REQUIRED WORK —
Retype only what runs from the beginning of the data through the line with "import * as"; please omit the pictures and keep every line exact.

DATASET SECTION —
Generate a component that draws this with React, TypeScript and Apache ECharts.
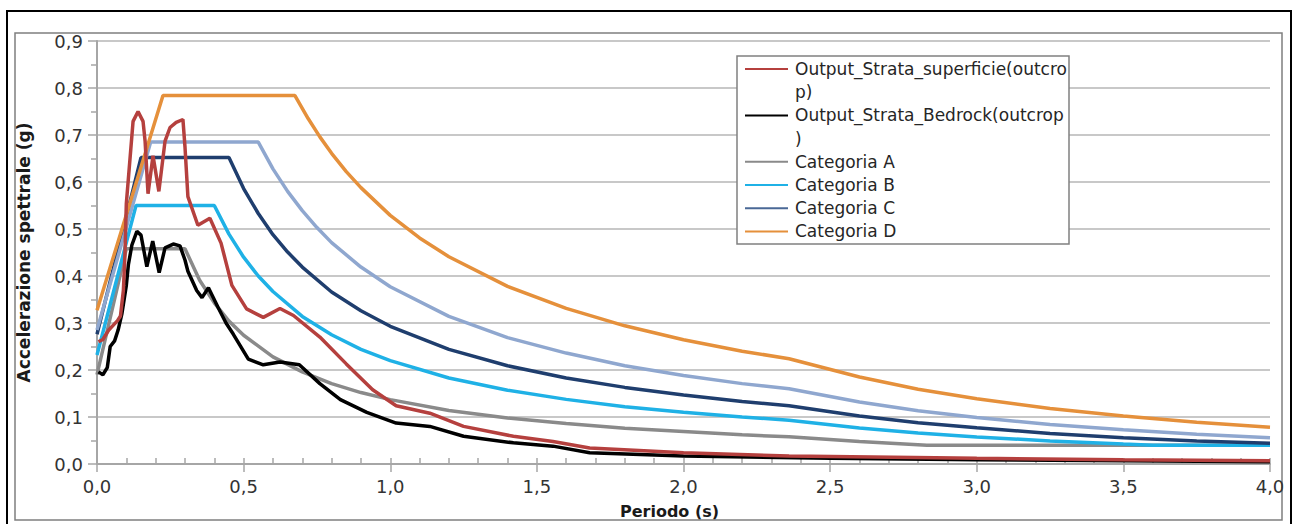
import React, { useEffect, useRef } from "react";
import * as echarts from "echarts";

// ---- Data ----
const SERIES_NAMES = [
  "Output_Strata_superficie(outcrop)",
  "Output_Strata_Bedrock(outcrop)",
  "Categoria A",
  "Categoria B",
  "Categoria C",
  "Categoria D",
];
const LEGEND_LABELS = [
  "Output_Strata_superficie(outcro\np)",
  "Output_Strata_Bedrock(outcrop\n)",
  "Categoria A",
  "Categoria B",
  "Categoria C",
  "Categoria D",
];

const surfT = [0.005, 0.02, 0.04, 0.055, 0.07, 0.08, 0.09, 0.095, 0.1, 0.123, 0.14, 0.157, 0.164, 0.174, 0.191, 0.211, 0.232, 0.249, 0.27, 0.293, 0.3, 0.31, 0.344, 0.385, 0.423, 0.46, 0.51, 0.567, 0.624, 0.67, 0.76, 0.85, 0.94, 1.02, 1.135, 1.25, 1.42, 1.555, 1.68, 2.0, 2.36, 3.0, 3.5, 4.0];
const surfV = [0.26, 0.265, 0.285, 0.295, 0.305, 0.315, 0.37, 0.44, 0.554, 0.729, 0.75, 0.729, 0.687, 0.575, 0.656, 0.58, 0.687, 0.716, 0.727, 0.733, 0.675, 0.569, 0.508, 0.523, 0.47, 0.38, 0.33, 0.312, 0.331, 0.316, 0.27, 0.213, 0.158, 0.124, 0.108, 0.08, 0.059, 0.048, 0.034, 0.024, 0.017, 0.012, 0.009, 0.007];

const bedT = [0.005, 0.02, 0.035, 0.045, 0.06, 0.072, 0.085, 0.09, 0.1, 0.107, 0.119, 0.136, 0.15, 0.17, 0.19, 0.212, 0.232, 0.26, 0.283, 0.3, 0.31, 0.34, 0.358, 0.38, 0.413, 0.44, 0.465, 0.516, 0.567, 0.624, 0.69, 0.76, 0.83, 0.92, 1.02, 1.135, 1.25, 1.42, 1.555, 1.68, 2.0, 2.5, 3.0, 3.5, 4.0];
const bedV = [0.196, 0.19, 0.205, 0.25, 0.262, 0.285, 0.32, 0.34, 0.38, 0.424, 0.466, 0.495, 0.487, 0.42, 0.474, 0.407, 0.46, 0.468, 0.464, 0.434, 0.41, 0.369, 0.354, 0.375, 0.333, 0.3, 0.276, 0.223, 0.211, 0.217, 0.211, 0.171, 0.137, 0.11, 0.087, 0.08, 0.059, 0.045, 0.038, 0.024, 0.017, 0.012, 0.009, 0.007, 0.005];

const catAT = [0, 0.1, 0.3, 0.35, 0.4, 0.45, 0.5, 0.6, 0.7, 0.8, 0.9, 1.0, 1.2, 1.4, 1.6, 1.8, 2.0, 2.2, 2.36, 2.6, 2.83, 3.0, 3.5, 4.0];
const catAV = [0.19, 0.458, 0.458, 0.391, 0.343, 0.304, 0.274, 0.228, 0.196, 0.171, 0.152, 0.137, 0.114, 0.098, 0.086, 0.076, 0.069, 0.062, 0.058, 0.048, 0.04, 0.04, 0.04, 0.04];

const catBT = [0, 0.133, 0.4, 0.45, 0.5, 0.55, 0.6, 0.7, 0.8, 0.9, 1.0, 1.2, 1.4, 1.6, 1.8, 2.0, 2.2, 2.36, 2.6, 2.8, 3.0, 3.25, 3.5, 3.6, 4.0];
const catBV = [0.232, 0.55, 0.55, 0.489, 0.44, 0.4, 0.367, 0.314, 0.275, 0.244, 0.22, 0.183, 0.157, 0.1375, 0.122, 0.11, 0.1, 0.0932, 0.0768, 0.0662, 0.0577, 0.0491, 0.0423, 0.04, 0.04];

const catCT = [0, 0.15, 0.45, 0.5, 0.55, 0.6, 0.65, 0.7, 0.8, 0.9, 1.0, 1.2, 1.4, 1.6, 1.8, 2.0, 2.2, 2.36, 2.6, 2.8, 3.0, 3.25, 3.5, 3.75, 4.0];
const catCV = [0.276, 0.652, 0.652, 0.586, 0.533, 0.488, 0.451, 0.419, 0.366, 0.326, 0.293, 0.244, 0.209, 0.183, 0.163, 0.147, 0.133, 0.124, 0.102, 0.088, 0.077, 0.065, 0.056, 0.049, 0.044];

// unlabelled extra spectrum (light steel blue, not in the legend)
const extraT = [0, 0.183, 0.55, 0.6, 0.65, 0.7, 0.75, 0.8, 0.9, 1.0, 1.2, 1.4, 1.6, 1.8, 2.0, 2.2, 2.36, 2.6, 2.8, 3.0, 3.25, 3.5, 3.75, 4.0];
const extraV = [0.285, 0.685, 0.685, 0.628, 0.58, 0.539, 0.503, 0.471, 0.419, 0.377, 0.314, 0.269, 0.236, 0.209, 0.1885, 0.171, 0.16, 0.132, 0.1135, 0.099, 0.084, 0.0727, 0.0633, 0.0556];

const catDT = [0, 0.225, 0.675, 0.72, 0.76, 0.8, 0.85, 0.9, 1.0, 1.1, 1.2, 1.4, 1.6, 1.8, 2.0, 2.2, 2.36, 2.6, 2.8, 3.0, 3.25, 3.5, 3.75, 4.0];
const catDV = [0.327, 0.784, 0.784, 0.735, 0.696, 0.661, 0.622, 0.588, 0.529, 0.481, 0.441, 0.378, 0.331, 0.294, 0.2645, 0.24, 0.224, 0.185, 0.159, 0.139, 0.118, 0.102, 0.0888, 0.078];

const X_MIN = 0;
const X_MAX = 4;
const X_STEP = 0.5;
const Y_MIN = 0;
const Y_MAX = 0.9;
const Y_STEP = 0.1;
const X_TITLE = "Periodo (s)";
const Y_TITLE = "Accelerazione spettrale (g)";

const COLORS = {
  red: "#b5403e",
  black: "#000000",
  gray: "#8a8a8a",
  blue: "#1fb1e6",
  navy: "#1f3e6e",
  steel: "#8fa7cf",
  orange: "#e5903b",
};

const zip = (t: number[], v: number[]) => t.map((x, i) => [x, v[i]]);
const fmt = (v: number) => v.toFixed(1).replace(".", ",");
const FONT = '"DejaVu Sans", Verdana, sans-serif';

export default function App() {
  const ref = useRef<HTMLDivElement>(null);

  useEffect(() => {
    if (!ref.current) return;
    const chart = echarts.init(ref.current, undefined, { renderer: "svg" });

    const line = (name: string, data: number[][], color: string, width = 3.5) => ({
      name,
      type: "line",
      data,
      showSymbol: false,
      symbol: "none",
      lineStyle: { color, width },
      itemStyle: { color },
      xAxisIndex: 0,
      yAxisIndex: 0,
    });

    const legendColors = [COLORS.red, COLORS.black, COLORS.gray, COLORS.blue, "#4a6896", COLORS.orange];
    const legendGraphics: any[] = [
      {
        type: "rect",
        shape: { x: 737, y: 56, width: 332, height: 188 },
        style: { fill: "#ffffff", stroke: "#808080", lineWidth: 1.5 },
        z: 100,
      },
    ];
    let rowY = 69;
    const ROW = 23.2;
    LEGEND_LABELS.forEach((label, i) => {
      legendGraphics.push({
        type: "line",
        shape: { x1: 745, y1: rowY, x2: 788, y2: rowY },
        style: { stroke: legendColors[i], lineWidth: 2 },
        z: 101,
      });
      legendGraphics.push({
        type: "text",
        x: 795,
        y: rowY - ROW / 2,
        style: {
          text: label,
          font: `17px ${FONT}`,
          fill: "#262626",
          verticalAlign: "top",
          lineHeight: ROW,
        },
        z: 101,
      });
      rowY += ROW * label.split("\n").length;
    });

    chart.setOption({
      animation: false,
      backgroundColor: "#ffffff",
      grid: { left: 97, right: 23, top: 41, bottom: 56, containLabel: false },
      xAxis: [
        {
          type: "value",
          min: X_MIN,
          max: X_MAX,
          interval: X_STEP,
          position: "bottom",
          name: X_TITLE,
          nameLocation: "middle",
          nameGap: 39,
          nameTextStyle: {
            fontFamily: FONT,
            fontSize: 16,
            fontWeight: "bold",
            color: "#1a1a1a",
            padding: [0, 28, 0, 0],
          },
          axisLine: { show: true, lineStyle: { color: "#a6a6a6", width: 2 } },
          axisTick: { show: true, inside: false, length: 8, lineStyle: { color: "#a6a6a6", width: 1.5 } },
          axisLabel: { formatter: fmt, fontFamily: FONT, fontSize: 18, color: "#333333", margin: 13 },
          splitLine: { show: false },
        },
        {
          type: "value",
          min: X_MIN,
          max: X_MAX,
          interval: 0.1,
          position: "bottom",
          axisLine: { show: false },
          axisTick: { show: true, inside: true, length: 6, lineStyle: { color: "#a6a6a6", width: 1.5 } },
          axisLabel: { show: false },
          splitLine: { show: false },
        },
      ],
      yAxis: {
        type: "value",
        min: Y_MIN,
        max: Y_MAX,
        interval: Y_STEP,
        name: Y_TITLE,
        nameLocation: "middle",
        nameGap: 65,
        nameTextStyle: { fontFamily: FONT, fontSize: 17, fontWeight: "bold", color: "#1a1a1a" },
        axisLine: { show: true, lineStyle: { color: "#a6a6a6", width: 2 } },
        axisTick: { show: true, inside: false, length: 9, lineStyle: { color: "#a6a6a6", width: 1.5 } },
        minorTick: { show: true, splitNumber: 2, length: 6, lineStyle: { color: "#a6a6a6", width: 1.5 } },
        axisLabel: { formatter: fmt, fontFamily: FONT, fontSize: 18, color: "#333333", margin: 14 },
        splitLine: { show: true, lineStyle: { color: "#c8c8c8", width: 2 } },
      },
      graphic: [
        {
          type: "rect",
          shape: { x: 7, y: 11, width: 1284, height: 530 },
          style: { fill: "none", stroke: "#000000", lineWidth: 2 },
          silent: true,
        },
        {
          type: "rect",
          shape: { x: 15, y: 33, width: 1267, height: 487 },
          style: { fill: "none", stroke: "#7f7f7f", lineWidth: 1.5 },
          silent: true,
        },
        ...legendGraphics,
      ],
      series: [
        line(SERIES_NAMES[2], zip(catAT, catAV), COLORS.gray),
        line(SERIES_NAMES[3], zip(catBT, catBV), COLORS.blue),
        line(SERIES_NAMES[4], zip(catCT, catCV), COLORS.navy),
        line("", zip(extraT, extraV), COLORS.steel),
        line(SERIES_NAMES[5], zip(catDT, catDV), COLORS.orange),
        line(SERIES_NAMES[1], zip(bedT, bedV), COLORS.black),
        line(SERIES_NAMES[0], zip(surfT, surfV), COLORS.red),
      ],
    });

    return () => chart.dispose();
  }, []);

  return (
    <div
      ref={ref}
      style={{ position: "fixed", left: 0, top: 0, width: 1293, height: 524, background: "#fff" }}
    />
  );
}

EXERCISE RESPONSE —
Generate a component that draws this with React, TypeScript and Apache ECharts.
import React, { useEffect, useRef } from "react";
import * as echarts from "echarts";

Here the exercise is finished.